Umre Tavaf Namazı

Temettü vaciplerinden üçüncüsü: Tavaf namazıdır.

Tavafın hangi çeşidi olursa olsun, tavaftan sonra iki rekât tavaf namazı kılmak vaciptir. Tavaf namazı kılınmadan, peş peşe tavaf yapmak mekruhtur. Yani tavaf yaparken arada tavaf namazı kılmalıyız.

Tavaf namazının ilk rekâtında Fatiha suresi ile Kafirün, ikinci rekâtında ise, Fatiha suresi ile İhlâs surelerinin okunması müstehaptır.

Tavaf namazı vacip olmasına rağmen, haccın ve tavafın vacibi sayılmaz. Bundan dolayıdır ki, terk edilmesi durumunda hac cinayeti sayılmaz ve bir ceza gerekmez.

Kerahet vakti değilse, tavafın hemen peşinden bu namazı kılmak uygundur. Fakat çeşitli nedenlerle tavafın arkasından kılınamazda, daha sonra da kılınırsa yerine gelmiş olur.

Makam-ı İbrahim’in hemen arkasında bu namazı kılmak, vaciptir. Fakat her zaman yer bulmak mümkün olmuyor. Dünyanın çeşitli ülkelerinden çok sayıda Müslüman hac etmek için geldiğinden aşırı kalabalık olabiliyor. Böyle durumlarda da müsait yerlerde namazı eda edebiliriz. Yalnız bu namazın harem bölgesinin dışında kılınması ise mekruhtur.

Bu namazın kılınış şekli ise sabah namazı gibidir. Sadece farkı sesli veya sessiz okunabilir olmasıdır. Bu namazı Hz. İbrahim’in makamına yakın bir yerde kılmak vaciptir. Makamın sağ ya da solunda değil de arkasında kılmalıdır.

Tavaftan sonra ihtiyaten tavaf namazı çabuk kılınmalıdır. Yani geleneğe göre tavaf ile namaz arasında ara verilmiş sayılmamalıdır.

Tavaf namazının vacip olduğunu bildiği halde, kasıtlı olarak kılmayan her kişinin haccı ihtiyaten batıl olur. Tavaf namazı unutulursa, tavaftan sonra yapılan ameli bittikten sonra aklına gelirse, tavaf namazını yerine getirmelidir.

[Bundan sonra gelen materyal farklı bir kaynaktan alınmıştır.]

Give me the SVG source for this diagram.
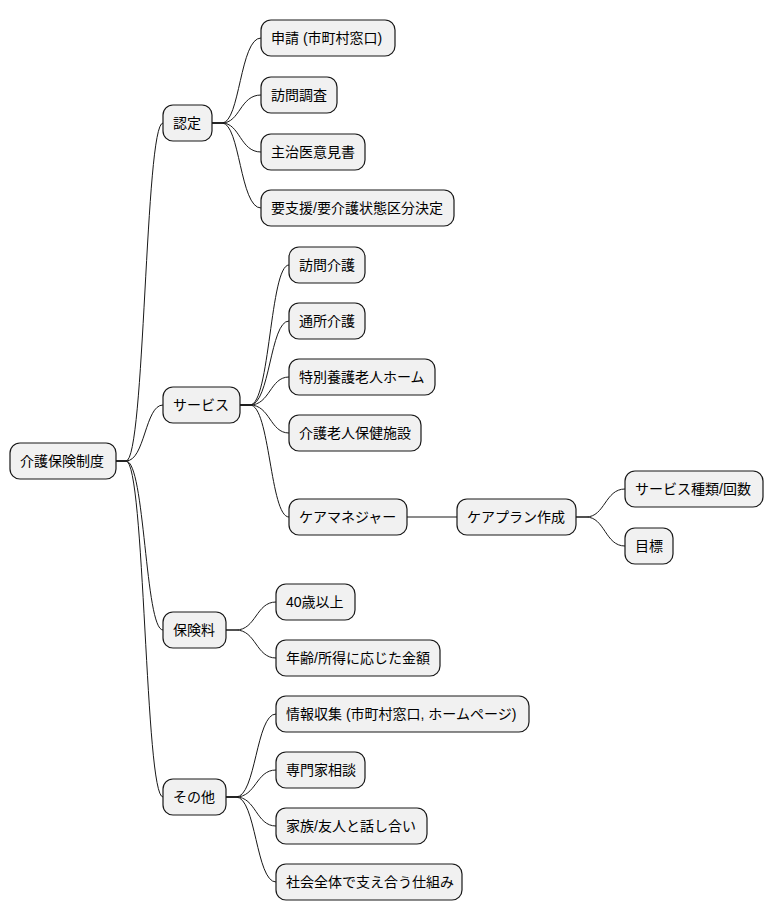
<svg xmlns="http://www.w3.org/2000/svg" width="773" height="921" viewBox="0 0 773 921">
<style>
.n rect{fill:#f1f1f1;stroke:#181818;stroke-width:1.2}
.n text{font-family:"Liberation Sans","Noto Sans CJK JP",sans-serif;font-size:14px;fill:#000;dominant-baseline:central}
#c path{fill:none;stroke:#181818;stroke-width:1}
</style>
<rect width="773" height="921" fill="#fff"/>
<g id="c">
<path d="M116,461 h10 C145,461 145,123 163,123"/>
<path d="M116,461 h10 C145,461 145,405 163,405"/>
<path d="M116,461 h10 C145,461 145,630 163,630"/>
<path d="M116,461 h10 C145,461 145,797 163,797"/>
<path d="M212,123 h10 C240,123 240,38 261,38"/>
<path d="M212,123 h10 C240,123 240,95 261,95"/>
<path d="M212,123 h10 C240,123 240,152 261,152"/>
<path d="M212,123 h10 C240,123 240,208 261,208"/>
<path d="M240,405 h10 C270,405 270,265 289,265"/>
<path d="M240,405 h10 C270,405 270,321 289,321"/>
<path d="M240,405 h10 C270,405 270,377 289,377"/>
<path d="M240,405 h10 C270,405 270,433 289,433"/>
<path d="M240,405 h10 C270,405 270,517 289,517"/>
<path d="M407,517 H457"/>
<path d="M576,517 h10 C605,517 605,489 625,489"/>
<path d="M576,517 h10 C605,517 605,546 625,546"/>
<path d="M226,630 h10 C256,630 256,602 276,602"/>
<path d="M226,630 h10 C256,630 256,658 276,658"/>
<path d="M226,797 h10 C256,797 256,714 276,714"/>
<path d="M226,797 h10 C256,797 256,770 276,770"/>
<path d="M226,797 h10 C256,797 256,826 276,826"/>
<path d="M226,797 h10 C256,797 256,882 276,882"/>
</g>
<g id="root" class="n"><rect x="10" y="443" width="106" height="36" rx="10"/><text x="20" y="461">介護保険制度</text></g>
<g id="n1" class="n"><rect x="163" y="105" width="49" height="36" rx="10"/><text x="173" y="123">認定</text></g>
<g id="n2" class="n"><rect x="163" y="387" width="77" height="36" rx="10"/><text x="173" y="405">サービス</text></g>
<g id="n3" class="n"><rect x="163" y="612" width="63" height="36" rx="10"/><text x="173" y="630">保険料</text></g>
<g id="n4" class="n"><rect x="163" y="779" width="63" height="36" rx="10"/><text x="173" y="797">その他</text></g>
<g id="n11" class="n"><rect x="261" y="20" width="134" height="36" rx="10"/><text x="271" y="38">申請 (市町村窓口)</text></g>
<g id="n12" class="n"><rect x="261" y="77" width="76" height="36" rx="10"/><text x="271" y="95">訪問調査</text></g>
<g id="n13" class="n"><rect x="261" y="134" width="104" height="36" rx="10"/><text x="271" y="152">主治医意見書</text></g>
<g id="n14" class="n"><rect x="261" y="190" width="193" height="36" rx="10"/><text x="271" y="208">要支援/要介護状態区分決定</text></g>
<g id="n21" class="n"><rect x="289" y="247" width="76" height="36" rx="10"/><text x="299" y="265">訪問介護</text></g>
<g id="n22" class="n"><rect x="289" y="303" width="76" height="36" rx="10"/><text x="299" y="321">通所介護</text></g>
<g id="n23" class="n"><rect x="289" y="359" width="146" height="36" rx="10"/><text x="299" y="377">特別養護老人ホーム</text></g>
<g id="n24" class="n"><rect x="289" y="415" width="132" height="36" rx="10"/><text x="299" y="433">介護老人保健施設</text></g>
<g id="n25" class="n"><rect x="289" y="499" width="118" height="36" rx="10"/><text x="299" y="517">ケアマネジャー</text></g>
<g id="n251" class="n"><rect x="457" y="499" width="119" height="36" rx="10"/><text x="467" y="517">ケアプラン作成</text></g>
<g id="n2511" class="n"><rect x="625" y="471" width="138" height="36" rx="10"/><text x="635" y="489">サービス種類/回数</text></g>
<g id="n2512" class="n"><rect x="625" y="528" width="48" height="36" rx="10"/><text x="635" y="546">目標</text></g>
<g id="n31" class="n"><rect x="276" y="584" width="79" height="36" rx="10"/><text x="286" y="602">40歳以上</text></g>
<g id="n32" class="n"><rect x="276" y="640" width="164" height="36" rx="10"/><text x="286" y="658">年齢/所得に応じた金額</text></g>
<g id="n41" class="n"><rect x="276" y="696" width="253" height="36" rx="10"/><text x="286" y="714">情報収集 (市町村窓口, ホームページ)</text></g>
<g id="n42" class="n"><rect x="276" y="752" width="89" height="36" rx="10"/><text x="286" y="770">専門家相談</text></g>
<g id="n43" class="n"><rect x="276" y="808" width="151" height="36" rx="10"/><text x="286" y="826">家族/友人と話し合い</text></g>
<g id="n44" class="n"><rect x="276" y="864" width="186" height="36" rx="10"/><text x="286" y="882">社会全体で支え合う仕組み</text></g>
</svg>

Diğer amellerin yeniden yapılması iyi olmakla beraber vacip değildir

Sa’y anında akla gelirse onu kesip, makamın arkasında namazı eda edip, tekrar sa’ya kaldığı yerden devam edip tamamlanmalıdır.

Şayet,  Mekke’den çıktıktan sonra akla düşerse geri dönüp kılmak aşırı sıkıntı vermiyorsa, geri dönmeli namazı eda etmelidir. Mümkün değilse, nerede hatırladıysa orada yerine getirebilir.

Üzerine tavaf namazı vacip olan bir kişi ölürse, büyük oğlu kaza namazı hükümlerinde bilinen şartlara uygun ise bu namazı onun yerine kılması vaciptir.